Carbon Nanotube Production

Vanderbilt University researchers have discovered a technique to cost-effectively convert carbon dioxide from the air into a type of carbon nanotubes that is “more valuable than any other material ever made.” Carbon nanotubes are super-materials that can be stronger than steel and more conductive than copper. So despite much research, why aren’t they used in applications ranging from batteries to tires? Answer: The high manufacturing costs and extremely expensive price.
The price ranges from $100–200 per kilogram for the “economy class” carbon nanotubes with larger diameters and poorer properties, up to $100K per kilogram and above for the “first class” carbon nanotubes — ones with a single wall, the smallest diameters, and the most amazing properties.

Nanocomp Technologies is producing sheets of carbon nanotubes that measure 1m by 2m and promising slabs 10m2 in area.
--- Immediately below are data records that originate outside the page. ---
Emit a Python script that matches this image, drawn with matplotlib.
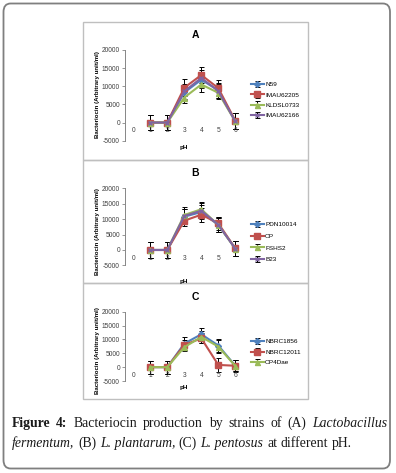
import matplotlib
matplotlib.use("Agg")
import matplotlib.pyplot as plt
from matplotlib.patches import Rectangle, FancyBboxPatch

W, H = 396, 473
DPI = 100

# ---------------- data ----------------
ph_ticks = [0, 1, 2, 3, 4, 5, 6]
ph = [1, 2, 3, 4, 5, 6]

# Panel A - L. fermentum
a_names = ["N59", "IMAU62205", "KLDSL0733", "IMAU62166"]
a_N59 = [0, 0, 8300, 11800, 8900, 400]
a_N59_err = [2100, 2100, 2000, 2200, 2000, 2200]
a_IMAU62205 = [0, 0, 9600, 13100, 9500, 500]
a_IMAU62205_err = [2100, 2100, 2300, 2100, 2200, 2200]
a_KLDSL0733 = [0, 0, 6900, 10500, 8200, 300]
a_KLDSL0733_err = [2100, 2100, 1400, 2000, 1800, 2200]
a_IMAU62166 = [0, 0, 8600, 12300, 8700, 300]
a_IMAU62166_err = [2100, 2100, 2000, 2100, 2000, 2200]

# Panel B - L. plantarum
b_names = ["PDN10014", "OP", "FSHS2", "B23"]
b_PDN10014 = [0, 0, 10800, 12300, 8100, 500]
b_PDN10014_err = [2500, 2500, 2400, 2400, 2400, 2400]
b_OP = [0, 0, 9500, 11450, 8650, 500]
b_OP_err = [2500, 2500, 1700, 2300, 2200, 2400]
b_FSHS2 = [0, 0, 11350, 13200, 8100, 400]
b_FSHS2_err = [2500, 2500, 2650, 2400, 2400, 2400]
b_B23 = [0, 0, 11000, 12750, 8200, 400]
b_B23_err = [2500, 2500, 2400, 2400, 2400, 2400]

# Panel C - L. pentosus
c_names = ["NBRC1856", "NBRC12011", "OP4Dae"]
c_NBRC1856 = [0, 0, 8500, 11850, 7800, 500]
c_NBRC1856_err = [2300, 2300, 2500, 2200, 2300, 2000]
c_NBRC12011 = [0, 0, 8000, 10400, 800, 500]
c_NBRC12011_err = [2300, 2300, 1800, 1800, 2500, 2000]
c_OP4Dae = [0, 0, 7200, 10900, 7400, 400]
c_OP4Dae_err = [2300, 2300, 1000, 2300, 2300, 2000]

y_ticks = [-5000, 0, 5000, 10000, 15000, 20000]

BLUE, RED, GREEN, PURPLE = "#4F81BD", "#C0504D", "#9BBB59", "#8064A2"

fig = plt.figure(figsize=(W / DPI, H / DPI), dpi=DPI)
plt.rcParams["font.family"] = ["Liberation Sans", "DejaVu Sans"]


def fx(px):
    return px / W


def fy(py):
    return 1 - py / H


# outer rounded border
fig.patches.append(FancyBboxPatch((fx(3.5), fy(468.5)), fx(386.5), (465) / H,
                                  boxstyle="round,pad=0,rounding_size=0.018",
                                  transform=fig.transFigure, fill=False,
                                  edgecolor="#7f7f7f", linewidth=1.3))
# panel borders
for top, bot in [(22, 160), (160, 283), (283, 399)]:
    fig.patches.append(Rectangle((fx(83), fy(bot)), fx(308 - 83), (bot - top) / H,
                                 transform=fig.transFigure, fill=False,
                                 edgecolor="#bfbfbf", linewidth=1.0))


def panel(y_top, y_bot, series, title, title_y, ylab_y, ph_y, leg_y, leg_sp,
          xlabels):
    left = 124.8
    width = 7 * 17.0
    ax = fig.add_axes([fx(left), fy(y_bot), fx(width), (y_bot - y_top) / H])
    ax.set_xlim(-0.5, 6.5)
    ax.set_ylim(-5000, 20000)
    for name, vals, err, color, marker, ms in series:
        ax.errorbar(ph, vals, yerr=err, color=color, marker=marker,
                    markersize=ms, markeredgecolor=color, linewidth=1.5,
                    ecolor="black", elinewidth=0.7, capsize=1.8, capthick=0.7,
                    label=name, zorder=3)
    ax.set_yticks(y_ticks)
    ax.set_yticklabels([str(v) for v in y_ticks])
    ax.set_xticks(ph_ticks)
    ax.set_xticklabels(xlabels)
    for s in ["top", "right"]:
        ax.spines[s].set_visible(False)
    ax.spines["left"].set_color("#868686")
    ax.spines["left"].set_linewidth(0.7)
    ax.spines["bottom"].set_position(("data", 0))
    ax.spines["bottom"].set_visible(False)
    ax.tick_params(axis="y", length=2, width=0.6, color="#868686",
                   labelsize=4.8, labelcolor="#404040", pad=1.5)
    ax.tick_params(axis="x", length=0, labelsize=4.8, labelcolor="#404040",
                   pad=3.4)
    ax.xaxis.set_zorder(5)
    ax.patch.set_alpha(0)
    fig.text(fx(195), fy(title_y), title, fontsize=7.5, fontweight="bold",
             ha="center", va="center")
    fig.text(fx(97), fy(ylab_y), "Bacteriocin (Arbitrary unit/ml)",
             fontsize=4.4, fontweight="bold", rotation=90, ha="center",
             va="center")
    fig.text(fx(184), fy(ph_y), "pH", fontsize=4.6, fontweight="bold",
             ha="center", va="center")
    ax.legend(loc="center left", bbox_to_anchor=(fx(251), fy(leg_y)),
              bbox_transform=fig.transFigure, frameon=False, fontsize=4.6,
              handlelength=2.0, handletextpad=0.2, labelspacing=leg_sp,
              borderpad=0, borderaxespad=0)
    return ax


xl_all = [str(v) for v in ph_ticks]
xl_b = [str(v) if v != 6 else "" for v in ph_ticks]

panel(50, 140.7,
      [(a_names[0], a_N59, a_N59_err, BLUE, "D", 3.0),
       (a_names[1], a_IMAU62205, a_IMAU62205_err, RED, "s", 3.8),
       (a_names[2], a_KLDSL0733, a_KLDSL0733_err, GREEN, "^", 3.6),
       (a_names[3], a_IMAU62166, a_IMAU62166_err, PURPLE, "x", 3.2)],
      "A", 35, 95, 147, 100, 0.75, xl_all)

panel(188.3, 265.4,
      [(b_names[0], b_PDN10014, b_PDN10014_err, BLUE, "D", 3.0),
       (b_names[1], b_OP, b_OP_err, RED, "s", 3.8),
       (b_names[2], b_FSHS2, b_FSHS2_err, GREEN, "^", 3.6),
       (b_names[3], b_B23, b_B23_err, PURPLE, "x", 3.2)],
      "B", 173, 232, 281, 242, 0.95, xl_b)

panel(311.7, 381,
      [(c_names[0], c_NBRC1856, c_NBRC1856_err, BLUE, "D", 3.0),
       (c_names[1], c_NBRC12011, c_NBRC12011_err, RED, "s", 3.8),
       (c_names[2], c_OP4Dae, c_OP4Dae_err, GREEN, "^", 3.6)],
      "C", 297, 351, 387.5, 352, 0.75, xl_all)

# ---------------- caption ----------------
serif = ["Liberation Serif", "DejaVu Serif"]
cap_fs = 9.9
renderer = fig.canvas.get_renderer()

line1 = [("Figure", "bold", "normal"), ("4:", "bold", "normal"),
         ("Bacteriocin", "normal", "normal"), ("production", "normal", "normal"),
         ("by", "normal", "normal"), ("strains", "normal", "normal"),
         ("of", "normal", "normal"), ("(A)", "normal", "normal"),
         ("Lactobacillus", "normal", "italic")]
line2 = [("fermentum,", "normal", "italic"), ("(B)", "normal", "normal"),
         ("L. plantarum,", "normal", "italic"), ("(C)", "normal", "normal"),
         ("L. pentosus", "normal", "italic"), ("at", "normal", "normal"),
         ("different", "normal", "normal"), ("pH.", "normal", "normal")]


def make_words(words, y):
    arts = []
    for w, wt, st in words:
        t = fig.text(0, fy(y), w, fontsize=cap_fs, family=serif,
                     fontweight=wt, fontstyle=st, ha="left", va="baseline",
                     color="#1a1a1a")
        arts.append(t)
    widths = [t.get_window_extent(renderer).width for t in arts]
    return arts, widths


arts, widths = make_words(line1, 427)
x0, x1 = 12, 387
gap = (x1 - x0 - sum(widths)) / (len(arts) - 1)
x = x0
for t, w in zip(arts, widths):
    t.set_x(fx(x))
    x += w + gap

arts, widths = make_words(line2, 447)
x = 12
for t, w in zip(arts, widths):
    t.set_x(fx(x))
    x += w + 3.6

fig.savefig("out.png", dpi=DPI)
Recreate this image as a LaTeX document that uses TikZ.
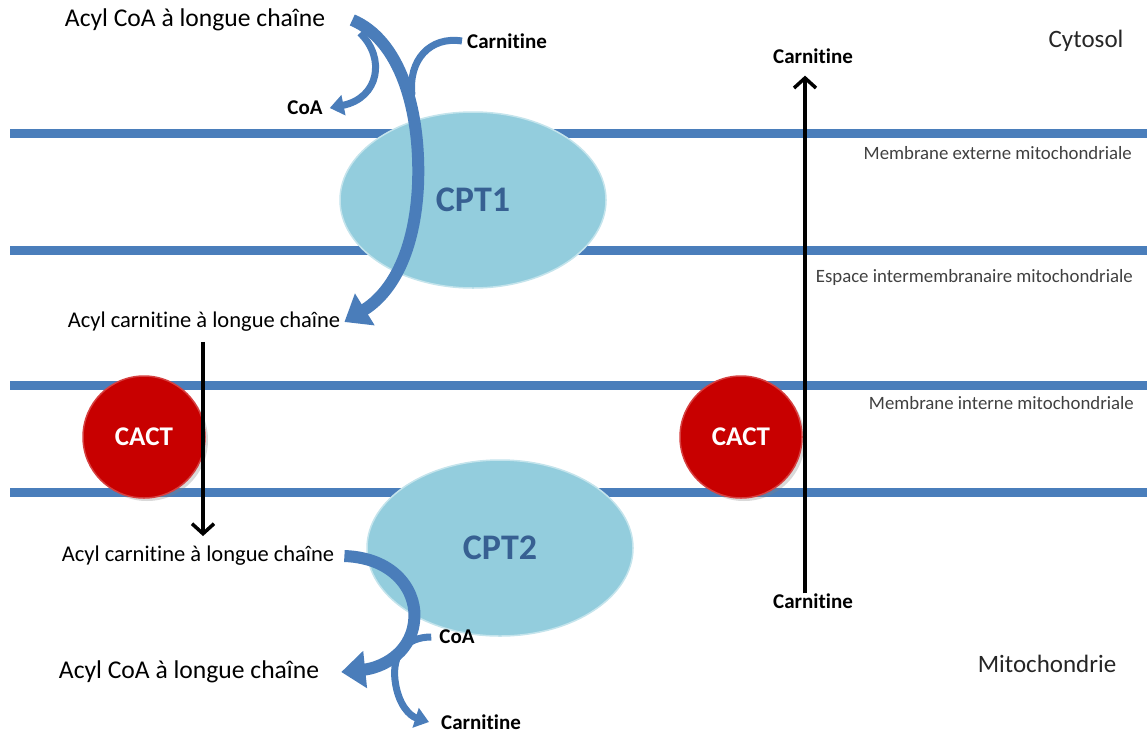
\documentclass[tikz,border=0pt]{standalone}
\usepackage{fontspec}
\setmainfont{Carlito}[Ligatures=NoCommon]
\usetikzlibrary{arrows.meta,shapes.geometric,shadows}

\definecolor{membraneblue}{HTML}{4A7EBB}
\definecolor{arrowblue}{HTML}{4A7DBA}
\definecolor{enzymeblue}{HTML}{93CDDD}
\definecolor{enzymetext}{HTML}{376092}
\definecolor{cactred}{HTML}{C80000}
\definecolor{zonegray}{HTML}{404040}

\tikzset{
  membrane/.style={membraneblue, line width=9pt},
  enzyme/.style={ellipse, fill=enzymeblue, draw=enzymeblue!55!white, line width=1.5pt,
    minimum width=266pt, minimum height=176pt, inner sep=0pt, text=enzymetext,
    font=\fontsize{36}{40}\selectfont\bfseries},
  cact/.style={circle, fill=cactred, draw=cactred!75!white, line width=1.5pt,
    minimum size=122pt, inner sep=0pt, text=white, font=\fontsize{27}{30}\selectfont\bfseries,
    drop shadow={opacity=0.3, shadow xshift=3pt, shadow yshift=-3pt}},
  bigname/.style={inner sep=0pt, font=\fontsize{25.6}{30}\selectfont},
  midname/.style={inner sep=0pt, font=\fontsize{22.5}{26}\selectfont},
  smallname/.style={inner sep=0pt, font=\fontsize{21}{24}\selectfont\bfseries},
  zone/.style={inner sep=0pt, anchor=east, text=zonegray, font=\fontsize{18.8}{22}\selectfont},
  place/.style={inner sep=0pt, text=black!85, font=\fontsize{25}{30}\selectfont},
  bigarrow/.style={arrowblue, line width=12pt, -{Triangle[width=36pt,length=24pt]}},
  smallarrow/.style={arrowblue, line width=7pt, -{Triangle[width=20pt,length=14pt]}},
  transport/.style={black, line width=3.5pt, -{Straight Barb[length=10pt,width=22pt]}}
}

\begin{document}
\begin{tikzpicture}[x=1pt, y=-1pt]
    \useasboundingbox (0,0) rectangle (1147,734) ;

    \foreach \y in {133,250,385,492}
        \draw[membrane] (10,\y) -- (1147,\y) ;

    \node[enzyme] (cpt1) at (473,200) {CPT1} ;
    \node[enzyme] (cpt2) at (500,548) {CPT2} ;
    \node[cact] (cact_left) at (144,437) {CACT} ;
    \node[cact] (cact_right) at (741,437) {CACT} ;

    \node[bigname] (acylcoa_out) at (195,20) {Acyl CoA à longue chaîne} ;
    \node[smallname] (carn_out) at (507,41) {Carnitine} ;
    \node[smallname] (coa_out) at (305,108) {CoA} ;
    \node[midname] (acylcarn_ims) at (204,322) {Acyl carnitine à longue chaîne} ;
    \node[midname] (acylcarn_in) at (198,556) {Acyl carnitine à longue chaîne} ;
    \node[bigname] (acylcoa_in) at (189,672) {Acyl CoA à longue chaîne} ;
    \node[smallname] (coa_in) at (457,637) {CoA} ;
    \node[smallname] (carn_in) at (481,722) {Carnitine} ;
    \node[smallname] (carn_free_in) at (813,601) {Carnitine} ;
    \node[smallname] (carn_free_out) at (813,56) {Carnitine} ;

    \node[place] (cytosol) at (1086,41) {Cytosol} ;
    \node[place] (mito) at (1047,664) {Mitochondrie} ;
    \node[zone] (mem_ext) at (1132,153) {Membrane externe mitochondriale} ;
    \node[zone] (ims) at (1133,277) {Espace intermembranaire mitochondriale} ;
    \node[zone] (mem_int) at (1134,403) {Membrane interne mitochondriale} ;

    \coordinate (join_cpt1) at (412,95) ;
    \coordinate (split_cpt1) at (360,33) ;

    \draw[bigarrow] ([xshift=27pt]acylcoa_out.east) .. controls (400,40) and (421,110) .. (418,185)
        .. controls (415,250) and (393,292) .. ([xshift=4pt]acylcarn_ims.east) ;
    \draw[smallarrow, -] ([xshift=-5pt]carn_out.west) .. controls (430,36) and (408,60) .. (join_cpt1) ;
    \draw[smallarrow] (split_cpt1) .. controls (386,58) and (379,98) .. ([xshift=7pt]coa_out.east) ;

    \draw[bigarrow] ([xshift=10pt]acylcarn_in.east) .. controls (398,558) and (418,595) .. (414,622)
        .. controls (410,655) and (380,668) .. ([xshift=22pt]acylcoa_in.east) ;
    \draw[smallarrow] ([xshift=-8pt]coa_in.west) .. controls (405,637) and (392,655) .. (395,680)
        .. controls (398,705) and (410,716) .. ([xshift=-12pt]carn_in.west) ;

    \draw[transport] ([xshift=-1pt,yshift=-10pt]acylcarn_ims.south) -- ([xshift=5pt,yshift=10pt]acylcarn_in.north) ;
    \draw[transport] ([xshift=-8pt]carn_free_in.north) -- ([xshift=-8pt,yshift=-12pt]carn_free_out.south) ;

\end{tikzpicture}
\end{document}
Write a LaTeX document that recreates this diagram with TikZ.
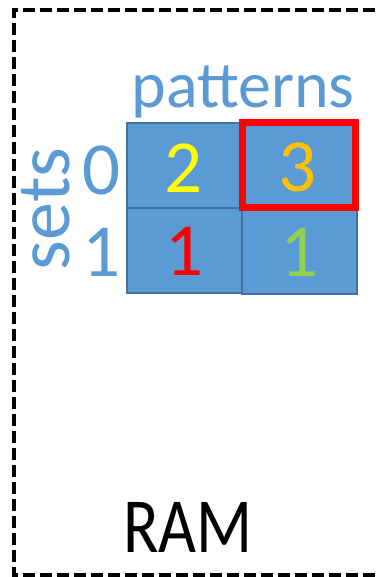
\documentclass[tikz,border=0pt]{standalone}
\usepackage{fontspec}
\setmainfont{Carlito}
\definecolor{cellblue}{HTML}{5B9BD5}
\definecolor{cellborder}{HTML}{41719C}
\definecolor{lblblue}{HTML}{5B9BD5}
\definecolor{dyellow}{HTML}{FFFF00}
\definecolor{dorange}{HTML}{FFC000}
\definecolor{dred}{HTML}{FF0000}
\definecolor{dgreen}{HTML}{92D050}
\tikzset{
  cell/.style={draw=cellborder, fill=cellblue, line width=2pt, inner sep=0pt, minimum height=85pt},
  digit/.style={inner sep=0pt, font=\fontsize{75}{75}\selectfont},
  lbl/.style={inner sep=0pt, text=lblblue},
  hilite/.style={draw=dred, line width=7pt},
  ramframe/.style={draw=black, line width=4pt, dash pattern=on 12pt off 5pt}
}
\begin{document}
\begin{tikzpicture}[x=1pt,y=1pt]
\useasboundingbox (0,0) rectangle (378,-577);
% dashed frame (right side runs past the picture edge)
\draw[ramframe] (392,-10) -- (14,-10) -- (14,-575) -- (392,-575);
% labels
\node[lbl, anchor=base, font=\fontsize{66}{66}\selectfont] (pat) at (243,-108) {patterns};
\node[lbl, anchor=base, rotate=90, font=\fontsize{76}{76}\selectfont] (sets) at (69,-209) {sets};
\node[lbl, anchor=east, font=\fontsize{75}{75}\selectfont] (r0) at (121,-170) {0};
\node[lbl, anchor=east, font=\fontsize{75}{75}\selectfont] (r1) at (121,-252) {1};
% cells
\node[cell, minimum width=113pt] (c00) at (183.5,-165.5) {};
\node[cell, minimum width=116pt] (c01) at (298,-165.5) {};
\node[cell, minimum width=115pt] (c10) at (184.5,-250.5) {};
\node[cell, minimum width=115pt, minimum height=84pt] (c11) at (299.5,-252) {};
% highlight on set 0, pattern 1
\draw[hilite] (242.5,-122.5) rectangle (355.5,-207.5);
% counts
\node[digit, text=dyellow] (d00) at ([yshift=-3pt]c00.center) {2};
\node[digit, text=dorange] (d01) at ([yshift=-2pt]c01.center) {3};
\node[digit, text=dred] (d10) at ([yshift=-1pt]c10.center) {1};
\node[digit, text=dgreen] (d11) at ([yshift=0pt]c11.center) {1};
% RAM label
\node[inner sep=0pt, anchor=base, xscale=0.84, font=\fontsize{78}{78}\selectfont] (ram) at (188,-552) {RAM};
\end{tikzpicture}
\end{document}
The first applications will probably be as electrical conductors in planes and satellites to replace copper wire and save weight. Saving weight would save fuel. Nanocomp’s materials possess a unique combination of high strength-to-weight ratio, electrical and thermal conductivity, as well as flame resistance that exceeds those of many other advanced materials by orders of magnitude.

2022-10-28: Behold Carbon Nano Onions

By microwaving fish waste, you can quickly and efficiently create carbon nano-onions (CNOs)—a unique nanoform of carbon that has applications in energy storage and medicine. CNOs are nanostructures with spherical carbon shells in a concentric layered structure similar to an onion. They have “drawn extensive attention worldwide in terms of energy storage and conversion” because of their “exceptionally high electrical and thermal conductivity, as well as large external surface area”
Though CNOs were first reported in the 1980s, conventional methods of manufacturing them have required high temperatures, a vacuum and a lot of time and energy. Other techniques are expensive and call for complex catalysts or dangerous acidic or basic conditions. The newly discovered method requires only 1 step—microwave pyrolysis of fish scales extracted from fish waste—and can be done within 10 seconds.

How exactly the fish scales are converted into CNOs is unclear, though the team thinks it has to do with how collagen in the fish scales can absorb enough microwave radiation to quickly increase in temperature. This leads to pyrolysis, or thermal decomposition, which causes the collagen to break down into gasses. These gasses then support the creation of CNOs.